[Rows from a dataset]
========================

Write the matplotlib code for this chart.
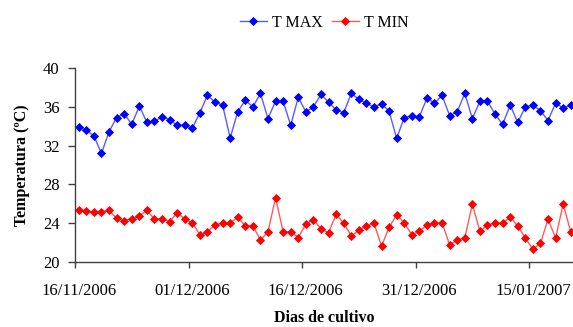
import numpy as np
import pandas as pd
import matplotlib
matplotlib.use("Agg")
import matplotlib.pyplot as plt
import matplotlib.dates as mdates

# ——— DATA (daily readings, 16/11/2006 .. 20/01/2007) ———
start = "2006-11-16"
n_days = 66

t_max = [33.9, 33.6, 33.0, 31.2, 33.45, 34.9, 35.3, 34.2, 36.1, 34.4,
         34.5, 35.0, 34.7, 34.1, 34.1, 33.8, 35.4, 37.2, 36.5, 36.2,
         32.8, 35.5, 36.7, 36.0, 37.4, 34.8, 36.6, 36.6, 34.1, 37.0,
         35.5, 36.0, 37.3, 36.5, 35.7, 35.4, 37.4, 36.8, 36.4, 36.0,
         36.35, 35.55, 32.75, 34.9, 35.1, 35.0, 36.9, 36.4, 37.2, 35.1,
         35.5, 37.4, 34.8, 36.6, 36.6, 35.25, 34.2, 36.2, 34.4, 36.0,
         36.2, 35.6, 34.6, 36.4, 35.9, 36.2]

t_min = [25.3, 25.25, 25.1, 25.1, 25.3, 24.5, 24.25, 24.45, 24.75, 25.3,
         24.4, 24.45, 24.15, 25.05, 24.45, 24.0, 22.8, 23.1, 23.8, 24.0,
         24.0, 24.6, 23.7, 23.7, 22.25, 23.1, 26.6, 23.1, 23.1, 22.5,
         23.9, 24.35, 23.4, 23.0, 24.9, 24.0, 22.65, 23.25, 23.7, 24.0,
         21.6, 23.55, 24.85, 24.0, 22.8, 23.15, 23.8, 24.0, 24.0, 21.75,
         22.25, 22.45, 25.95, 23.15, 23.8, 24.0, 24.0, 24.6, 23.7, 22.45,
         21.3, 21.9, 24.4, 22.45, 25.95, 23.1]

y_ticks = [20, 24, 28, 32, 36, 40]

# ——— PLOT ———
plt.rcParams['font.family'] = ['Liberation Serif', 'DejaVu Serif']

days = pd.date_range(start, periods=n_days, freq="D")
x = days + pd.Timedelta(hours=12)   # points sit in the middle of each day slot

fig = plt.figure(figsize=(5.73, 3.27), dpi=100)
ax = fig.add_axes([75 / 573, 65.3 / 327, 498 / 573, 193.4 / 327])

ax.plot(x, t_max, color='#5a5aff', lw=1.0, marker='D', ms=3.8,
        mfc='#0000ff', mec='#0000ff', mew=0.6, label='T MAX')
ax.plot(x, t_min, color='#ff5a5a', lw=1.0, marker='D', ms=3.8,
        mfc='#ff0000', mec='#ff0000', mew=0.6, label='T MIN')

ax.set_ylim(20, 40)
ax.set_yticks(y_ticks)
ax.set_xlim(days[0], days[0] + pd.Timedelta(days=65.8))

# tick marks on day boundaries, labels centred on the day slot
ax.set_xticks(days[::15])
ax.set_xticks(x[::15], minor=True)
ax.xaxis.set_major_formatter(plt.NullFormatter())
ax.xaxis.set_minor_formatter(mdates.DateFormatter('%d/%m/%Y'))
ax.tick_params(axis='x', which='major', direction='out', length=4, width=1, color='#404040')
ax.tick_params(axis='x', which='minor', length=0, pad=15, labelsize=12)
ax.tick_params(axis='y', direction='out', length=5, width=1, color='#404040', pad=6, labelsize=12)

for side in ['top', 'right']:
    ax.spines[side].set_visible(False)
for side in ['left', 'bottom']:
    ax.spines[side].set_color('#404040')
    ax.spines[side].set_linewidth(1)

fig.text(22 / 573, 1 - 165 / 327, 'Temperatura (ºC)', rotation=90, fontsize=11.5,
         fontweight='bold', ha='center', va='center')
fig.text(324 / 573, 1 - 318 / 327, 'Dias de cultivo', fontsize=11.5,
         fontweight='bold', ha='center', va='center')

fig.legend(loc='center', bbox_to_anchor=(324 / 573, 1 - 23 / 327), ncol=2,
           frameon=False, fontsize=11.5, handlelength=1.7, handletextpad=0.3,
           columnspacing=0.6, borderpad=0)

fig.savefig('out.png', dpi=100)
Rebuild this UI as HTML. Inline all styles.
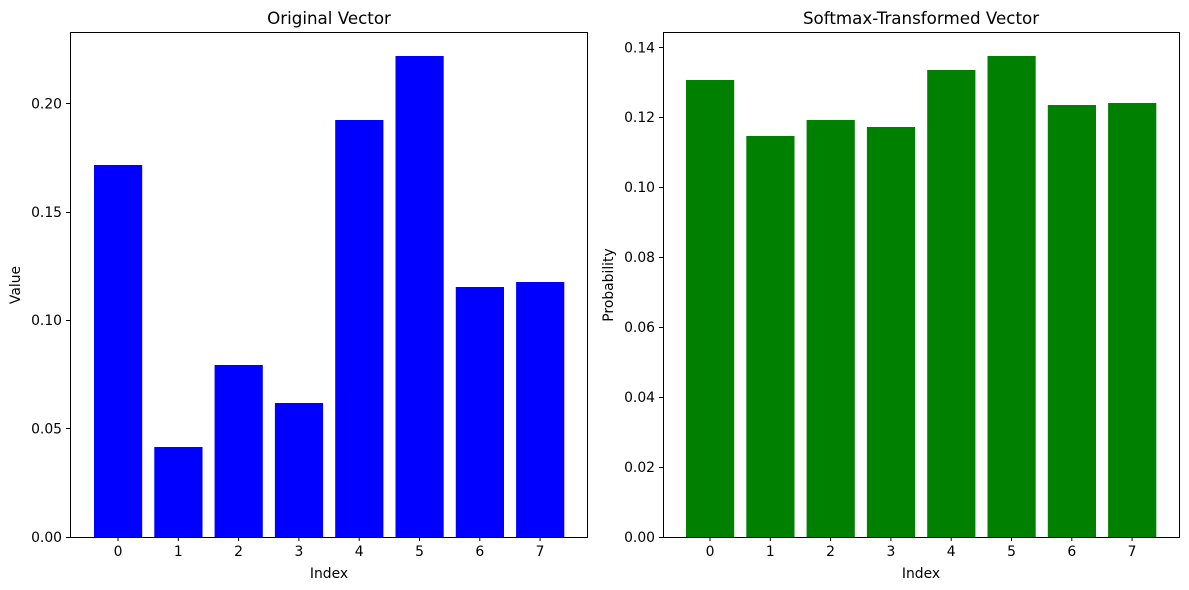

========================

TASK TO COMPLETE: From the material above, reproduce everything verbatim except the pictures.

SOLUTION TO THE EXERCISE:
Write the matplotlib code for this chart.
import numpy as np
import pandas as pd
import matplotlib
matplotlib.use("Agg")
import matplotlib.pyplot as plt
import matplotlib.dates as mdates

# ——— DATA (daily readings, 16/11/2006 .. 20/01/2007) ———
start = "2006-11-16"
n_days = 66

t_max = [33.9, 33.6, 33.0, 31.2, 33.45, 34.9, 35.3, 34.2, 36.1, 34.4,
         34.5, 35.0, 34.7, 34.1, 34.1, 33.8, 35.4, 37.2, 36.5, 36.2,
         32.8, 35.5, 36.7, 36.0, 37.4, 34.8, 36.6, 36.6, 34.1, 37.0,
         35.5, 36.0, 37.3, 36.5, 35.7, 35.4, 37.4, 36.8, 36.4, 36.0,
         36.35, 35.55, 32.75, 34.9, 35.1, 35.0, 36.9, 36.4, 37.2, 35.1,
         35.5, 37.4, 34.8, 36.6, 36.6, 35.25, 34.2, 36.2, 34.4, 36.0,
         36.2, 35.6, 34.6, 36.4, 35.9, 36.2]

t_min = [25.3, 25.25, 25.1, 25.1, 25.3, 24.5, 24.25, 24.45, 24.75, 25.3,
         24.4, 24.45, 24.15, 25.05, 24.45, 24.0, 22.8, 23.1, 23.8, 24.0,
         24.0, 24.6, 23.7, 23.7, 22.25, 23.1, 26.6, 23.1, 23.1, 22.5,
         23.9, 24.35, 23.4, 23.0, 24.9, 24.0, 22.65, 23.25, 23.7, 24.0,
         21.6, 23.55, 24.85, 24.0, 22.8, 23.15, 23.8, 24.0, 24.0, 21.75,
         22.25, 22.45, 25.95, 23.15, 23.8, 24.0, 24.0, 24.6, 23.7, 22.45,
         21.3, 21.9, 24.4, 22.45, 25.95, 23.1]

y_ticks = [20, 24, 28, 32, 36, 40]

# ——— PLOT ———
plt.rcParams['font.family'] = ['Liberation Serif', 'DejaVu Serif']

days = pd.date_range(start, periods=n_days, freq="D")
x = days + pd.Timedelta(hours=12)   # points sit in the middle of each day slot

fig = plt.figure(figsize=(5.73, 3.27), dpi=100)
ax = fig.add_axes([75 / 573, 65.3 / 327, 498 / 573, 193.4 / 327])

ax.plot(x, t_max, color='#5a5aff', lw=1.0, marker='D', ms=3.8,
        mfc='#0000ff', mec='#0000ff', mew=0.6, label='T MAX')
ax.plot(x, t_min, color='#ff5a5a', lw=1.0, marker='D', ms=3.8,
        mfc='#ff0000', mec='#ff0000', mew=0.6, label='T MIN')

ax.set_ylim(20, 40)
ax.set_yticks(y_ticks)
ax.set_xlim(days[0], days[0] + pd.Timedelta(days=65.8))

# tick marks on day boundaries, labels centred on the day slot
ax.set_xticks(days[::15])
ax.set_xticks(x[::15], minor=True)
ax.xaxis.set_major_formatter(plt.NullFormatter())
ax.xaxis.set_minor_formatter(mdates.DateFormatter('%d/%m/%Y'))
ax.tick_params(axis='x', which='major', direction='out', length=4, width=1, color='#404040')
ax.tick_params(axis='x', which='minor', length=0, pad=15, labelsize=12)
ax.tick_params(axis='y', direction='out', length=5, width=1, color='#404040', pad=6, labelsize=12)

for side in ['top', 'right']:
    ax.spines[side].set_visible(False)
for side in ['left', 'bottom']:
    ax.spines[side].set_color('#404040')
    ax.spines[side].set_linewidth(1)

fig.text(22 / 573, 1 - 165 / 327, 'Temperatura (ºC)', rotation=90, fontsize=11.5,
         fontweight='bold', ha='center', va='center')
fig.text(324 / 573, 1 - 318 / 327, 'Dias de cultivo', fontsize=11.5,
         fontweight='bold', ha='center', va='center')

fig.legend(loc='center', bbox_to_anchor=(324 / 573, 1 - 23 / 327), ncol=2,
           frameon=False, fontsize=11.5, handlelength=1.7, handletextpad=0.3,
           columnspacing=0.6, borderpad=0)

fig.savefig('out.png', dpi=100)
Rebuild this UI as HTML. Inline all styles.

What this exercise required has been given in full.